Harris est monté à bord d’un navire des garde-côtes philippins, le Teresa Magbanua, et sans être accompagnée d’aucun responsable civil philippin, elle a prononcé un discours devant la division de l’armée philippine qui l’écoutait au garde-à-vous. Le navire porte le nom d’une femme philippine qui a été générale pendant la guerre philippino-américaine et qui avait mené une résistance organisée de guérilla contre les forces d’occupation américaines, mais Washington ne laisse pas de telles bagatelles historiques interférer avec ses ambitions.
«Vous êtes en première ligne», leur a-t-elle dit, «vous défendez l’ordre international fondé sur des règles». Elle a précisé quels intérêts elle leur demandait de défendre, déclarant: «La prospérité de l’Amérique repose sur les milliards de dollars qui transitent chaque jour par ces eaux». Les États-Unis rejettent «les revendications maritimes ambitieuses de la Chine en mer de Chine méridionale», a-t-elle affirmé.

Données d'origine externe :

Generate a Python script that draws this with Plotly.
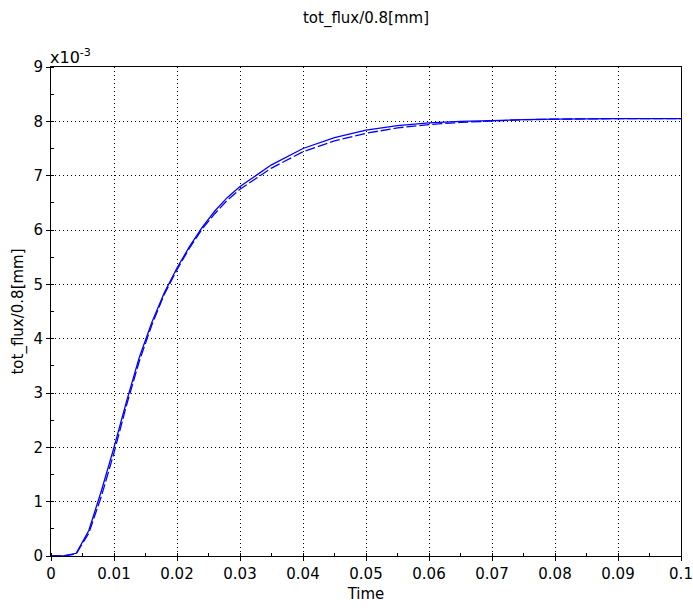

Il s’agissait d’un combat «pour la souveraineté nationale».
Quelle farce! Aucun pays au monde ne songerait à agir avec le niveau d’audace et d’hypocrisie dont font régulièrement preuve les États-Unis. Harris vient de présenter une liste de portions du territoire philippin sur lesquelles l’armée américaine se propose d’exercer un pouvoir incontesté. En tant que représentante d’une puissance étrangère, l’ancien dirigeant colonial, Harris est montée à bord d’un navire des forces armées philippines et s’est adressée au personnel en uniforme rassemblé sur le sujet de la «souveraineté nationale». La plus grande menace de l’histoire des Philippines pour la souveraineté nationale du pays a toujours été l’impérialisme américain.
La visite de Harris aux Philippines, sa rencontre avec Marcos et sa demande de bases militaires démontrent de manière éclatante l’essence des plans de Washington. Quelles que soient les manœuvres tactiques que le gouvernement Biden entreprend avec la Chine, quels que soient les changements qu’il peut temporairement adopter dans sa rhétorique, Washington s’est engagé dans une stratégie qui mène à la guerre et fait activement des préparatifs matériels pour le déclenchement d’un conflit armé.